Yard is an unincorporated community in Anderson County, in the U.S. state of Texas. According to the Handbook of Texas, the community had a population of 18 in 2000. It is located within the Palestine, Texas micropolitan area.

History
Yard was reported to get this name when the owner of the community's first store, named Bruce Gray, accidentally included a request from a customer who wanted a yard of cloth on a list of potential names to give to the post office's department when the settlement was originally part of Tennessee Colony. The post office was then established at Yard in 1903 and remained in operation until the mid-1950s. The community's population was small, with only 25 in 1925, grew to over 60 in 1949, remained over 70 in 1968. The population start falling in 1965 when many of the predominantly black families children had graduated from high school and moved to the bigger cities for jobs and higher education. It only had one operating business in 1949, and a ribbon cane sugar farm that employed a few locals.
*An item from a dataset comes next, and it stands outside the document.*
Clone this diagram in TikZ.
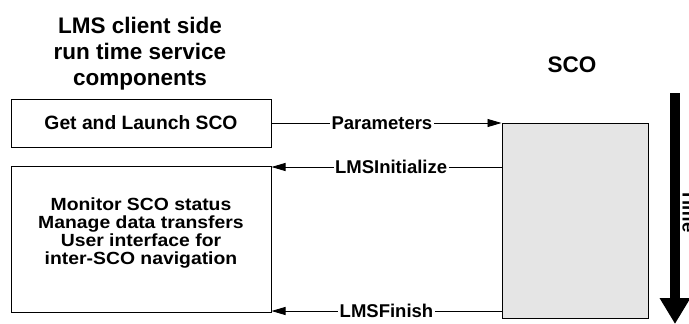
\documentclass[tikz,border=0pt]{standalone}
\usepackage{fontspec}
\setmainfont{Liberation Sans}
\newfontfamily\widesans[FakeStretch=1.1]{Liberation Sans}
\usetikzlibrary{arrows.meta}
\begin{document}
\begin{tikzpicture}[x=1pt,y=-1pt,
  box/.style={draw=black,line width=1pt,inner sep=0pt},
  lbl/.style={fill=white,inner sep=1.5pt,font=\fontsize{18.5}{20}\selectfont\bfseries},
  conn/.style={line width=0.9pt,-{Triangle[length=14pt,width=8pt]}},
  body/.style={font=\widesans\fontsize{17.6}{17.8}\selectfont\bfseries,align=center}]
\useasboundingbox (0,0) rectangle (689,324);
% title
\node[font=\fontsize{22.5}{26}\selectfont\bfseries,align=center] (title) at (140,54) {LMS client side\\run time service\\components};
\node[font=\fontsize{22.5}{26}\selectfont\bfseries] (scot) at (572,65) {SCO};
% boxes
\node[box,minimum width=260pt,minimum height=48pt] (get) at (141,123) {};
\node[font=\fontsize{19.3}{22}\selectfont\bfseries] at (get.center) {Get and Launch SCO};
\node[box,minimum width=260pt,minimum height=146pt] (mon) at (141,239) {};
\node[body] at (141,233) {Monitor SCO status\\Manage data transfers\\User interface for\\inter-SCO navigation};
\node[box,fill=black!10,minimum width=146pt,minimum height=195pt] (sco) at (575,220.5) {};
% connectors
\coordinate (p1) at (get.east);
\coordinate (p2) at (sco.west |- get.east);
\draw[conn] (p1) -- (p2) node[lbl,pos=0.48] {Parameters};
\coordinate (i1) at (sco.west |- 0,167);
\coordinate (i2) at (mon.east |- 0,167);
\draw[conn] (i1) -- (i2) node[lbl,pos=0.48] {LMSInitialize};
\coordinate (f1) at (sco.west |- 0,311);
\coordinate (f2) at (mon.east |- 0,311);
\draw[conn] (f1) -- (f2) node[lbl,pos=0.5] {LMSFinish};
% time arrow
\coordinate (t1) at (675,93);
\coordinate (t2) at (675,324);
\draw[line width=10pt,-{Triangle[length=26pt,width=29pt]}] (t1) -- (t2);
\node[font=\fontsize{18.5}{18}\selectfont\bfseries,rotate=-90,anchor=base,inner sep=0pt] (time) at (682.7,211) {Time};
\end{tikzpicture}
\end{document}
There was a syrup cake bakery on the banks oof the trinity river that sold fresh baked cakes and pies. There was a church" Friendship Missionary Baptist Church" and several homes in 1982.

Geography
Yard stands on Farm to Market Road 321 right by the Trinity River,  northwest of Palestine in the northwestern portion of Anderson County.

Education
Public education in Yard is provided by the Cayuga Independent School District.